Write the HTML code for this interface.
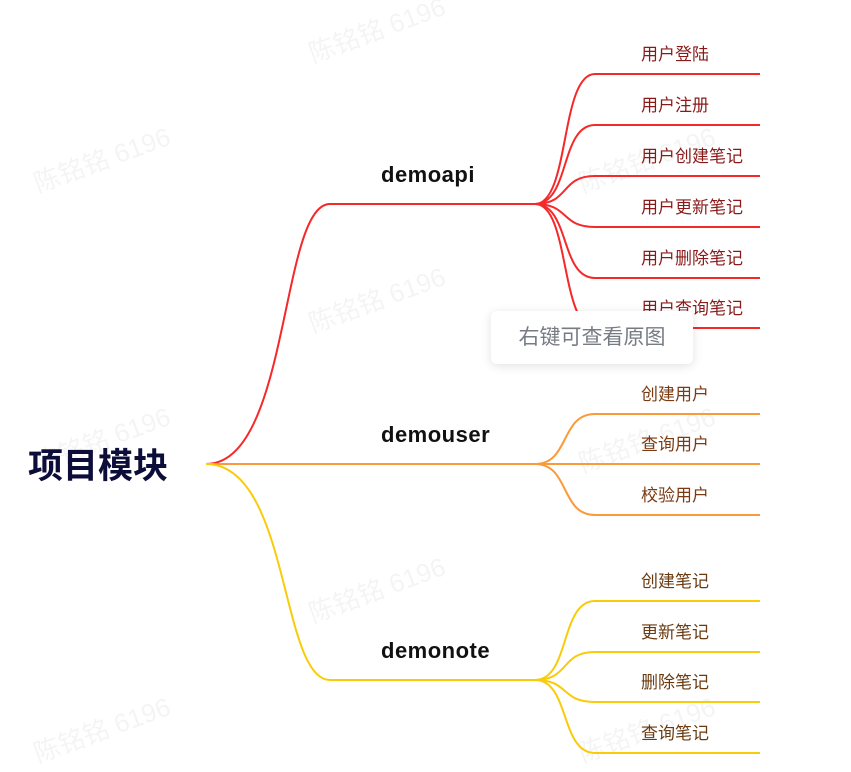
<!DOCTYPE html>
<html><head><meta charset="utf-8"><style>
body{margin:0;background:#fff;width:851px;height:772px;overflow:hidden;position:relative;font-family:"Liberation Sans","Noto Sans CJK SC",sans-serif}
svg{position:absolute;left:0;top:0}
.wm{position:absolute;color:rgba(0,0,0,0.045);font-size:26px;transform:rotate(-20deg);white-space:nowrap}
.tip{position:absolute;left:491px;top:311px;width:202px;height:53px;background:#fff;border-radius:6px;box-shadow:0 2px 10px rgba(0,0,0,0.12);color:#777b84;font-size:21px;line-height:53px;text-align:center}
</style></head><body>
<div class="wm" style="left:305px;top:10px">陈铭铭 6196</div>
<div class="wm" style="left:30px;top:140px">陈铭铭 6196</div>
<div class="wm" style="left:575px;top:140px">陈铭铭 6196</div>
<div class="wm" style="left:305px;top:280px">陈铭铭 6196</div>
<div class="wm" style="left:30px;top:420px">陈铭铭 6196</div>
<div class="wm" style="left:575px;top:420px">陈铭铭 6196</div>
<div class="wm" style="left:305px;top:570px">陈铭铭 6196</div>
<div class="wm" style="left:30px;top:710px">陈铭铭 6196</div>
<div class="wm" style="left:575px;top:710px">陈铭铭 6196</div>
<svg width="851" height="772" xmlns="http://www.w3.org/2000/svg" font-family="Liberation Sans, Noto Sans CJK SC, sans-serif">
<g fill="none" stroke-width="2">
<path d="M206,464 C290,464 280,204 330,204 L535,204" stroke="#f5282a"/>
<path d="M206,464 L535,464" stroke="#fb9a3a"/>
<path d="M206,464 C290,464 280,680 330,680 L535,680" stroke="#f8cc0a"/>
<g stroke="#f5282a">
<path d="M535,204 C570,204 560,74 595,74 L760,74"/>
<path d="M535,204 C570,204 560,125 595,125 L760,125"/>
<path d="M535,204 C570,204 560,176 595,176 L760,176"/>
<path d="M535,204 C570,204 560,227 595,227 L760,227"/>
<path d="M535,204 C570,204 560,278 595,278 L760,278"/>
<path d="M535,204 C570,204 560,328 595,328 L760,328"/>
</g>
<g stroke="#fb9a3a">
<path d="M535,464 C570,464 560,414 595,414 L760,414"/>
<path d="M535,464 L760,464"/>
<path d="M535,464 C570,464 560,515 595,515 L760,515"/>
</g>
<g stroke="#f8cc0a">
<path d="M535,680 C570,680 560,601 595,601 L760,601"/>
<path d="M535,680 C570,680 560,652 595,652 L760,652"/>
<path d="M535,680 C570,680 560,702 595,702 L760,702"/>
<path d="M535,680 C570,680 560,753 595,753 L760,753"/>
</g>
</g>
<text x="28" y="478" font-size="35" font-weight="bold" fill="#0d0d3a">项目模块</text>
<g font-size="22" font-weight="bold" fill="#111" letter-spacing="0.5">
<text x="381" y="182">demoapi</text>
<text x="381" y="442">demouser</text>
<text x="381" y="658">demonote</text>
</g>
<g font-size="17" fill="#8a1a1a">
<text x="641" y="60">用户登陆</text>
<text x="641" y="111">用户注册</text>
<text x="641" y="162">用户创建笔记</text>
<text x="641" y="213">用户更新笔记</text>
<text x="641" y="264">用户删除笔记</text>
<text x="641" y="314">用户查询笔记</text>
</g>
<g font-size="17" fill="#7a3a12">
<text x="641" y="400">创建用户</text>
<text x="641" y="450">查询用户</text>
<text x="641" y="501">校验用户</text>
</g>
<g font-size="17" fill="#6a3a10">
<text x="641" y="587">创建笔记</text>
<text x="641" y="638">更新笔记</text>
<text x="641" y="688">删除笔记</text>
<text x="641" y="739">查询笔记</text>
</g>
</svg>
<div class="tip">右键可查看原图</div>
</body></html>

________________________

The task.
Transcribe the listing above verbatim. Omit the pictures.

Correct answer.
Write the HTML code for this interface.
<!DOCTYPE html>
<html><head><meta charset="utf-8"><style>
body{margin:0;background:#fff;width:851px;height:772px;overflow:hidden;position:relative;font-family:"Liberation Sans","Noto Sans CJK SC",sans-serif}
svg{position:absolute;left:0;top:0}
.wm{position:absolute;color:rgba(0,0,0,0.045);font-size:26px;transform:rotate(-20deg);white-space:nowrap}
.tip{position:absolute;left:491px;top:311px;width:202px;height:53px;background:#fff;border-radius:6px;box-shadow:0 2px 10px rgba(0,0,0,0.12);color:#777b84;font-size:21px;line-height:53px;text-align:center}
</style></head><body>
<div class="wm" style="left:305px;top:10px">陈铭铭 6196</div>
<div class="wm" style="left:30px;top:140px">陈铭铭 6196</div>
<div class="wm" style="left:575px;top:140px">陈铭铭 6196</div>
<div class="wm" style="left:305px;top:280px">陈铭铭 6196</div>
<div class="wm" style="left:30px;top:420px">陈铭铭 6196</div>
<div class="wm" style="left:575px;top:420px">陈铭铭 6196</div>
<div class="wm" style="left:305px;top:570px">陈铭铭 6196</div>
<div class="wm" style="left:30px;top:710px">陈铭铭 6196</div>
<div class="wm" style="left:575px;top:710px">陈铭铭 6196</div>
<svg width="851" height="772" xmlns="http://www.w3.org/2000/svg" font-family="Liberation Sans, Noto Sans CJK SC, sans-serif">
<g fill="none" stroke-width="2">
<path d="M206,464 C290,464 280,204 330,204 L535,204" stroke="#f5282a"/>
<path d="M206,464 L535,464" stroke="#fb9a3a"/>
<path d="M206,464 C290,464 280,680 330,680 L535,680" stroke="#f8cc0a"/>
<g stroke="#f5282a">
<path d="M535,204 C570,204 560,74 595,74 L760,74"/>
<path d="M535,204 C570,204 560,125 595,125 L760,125"/>
<path d="M535,204 C570,204 560,176 595,176 L760,176"/>
<path d="M535,204 C570,204 560,227 595,227 L760,227"/>
<path d="M535,204 C570,204 560,278 595,278 L760,278"/>
<path d="M535,204 C570,204 560,328 595,328 L760,328"/>
</g>
<g stroke="#fb9a3a">
<path d="M535,464 C570,464 560,414 595,414 L760,414"/>
<path d="M535,464 L760,464"/>
<path d="M535,464 C570,464 560,515 595,515 L760,515"/>
</g>
<g stroke="#f8cc0a">
<path d="M535,680 C570,680 560,601 595,601 L760,601"/>
<path d="M535,680 C570,680 560,652 595,652 L760,652"/>
<path d="M535,680 C570,680 560,702 595,702 L760,702"/>
<path d="M535,680 C570,680 560,753 595,753 L760,753"/>
</g>
</g>
<text x="28" y="478" font-size="35" font-weight="bold" fill="#0d0d3a">项目模块</text>
<g font-size="22" font-weight="bold" fill="#111" letter-spacing="0.5">
<text x="381" y="182">demoapi</text>
<text x="381" y="442">demouser</text>
<text x="381" y="658">demonote</text>
</g>
<g font-size="17" fill="#8a1a1a">
<text x="641" y="60">用户登陆</text>
<text x="641" y="111">用户注册</text>
<text x="641" y="162">用户创建笔记</text>
<text x="641" y="213">用户更新笔记</text>
<text x="641" y="264">用户删除笔记</text>
<text x="641" y="314">用户查询笔记</text>
</g>
<g font-size="17" fill="#7a3a12">
<text x="641" y="400">创建用户</text>
<text x="641" y="450">查询用户</text>
<text x="641" y="501">校验用户</text>
</g>
<g font-size="17" fill="#6a3a10">
<text x="641" y="587">创建笔记</text>
<text x="641" y="638">更新笔记</text>
<text x="641" y="688">删除笔记</text>
<text x="641" y="739">查询笔记</text>
</g>
</svg>
<div class="tip">右键可查看原图</div>
</body></html>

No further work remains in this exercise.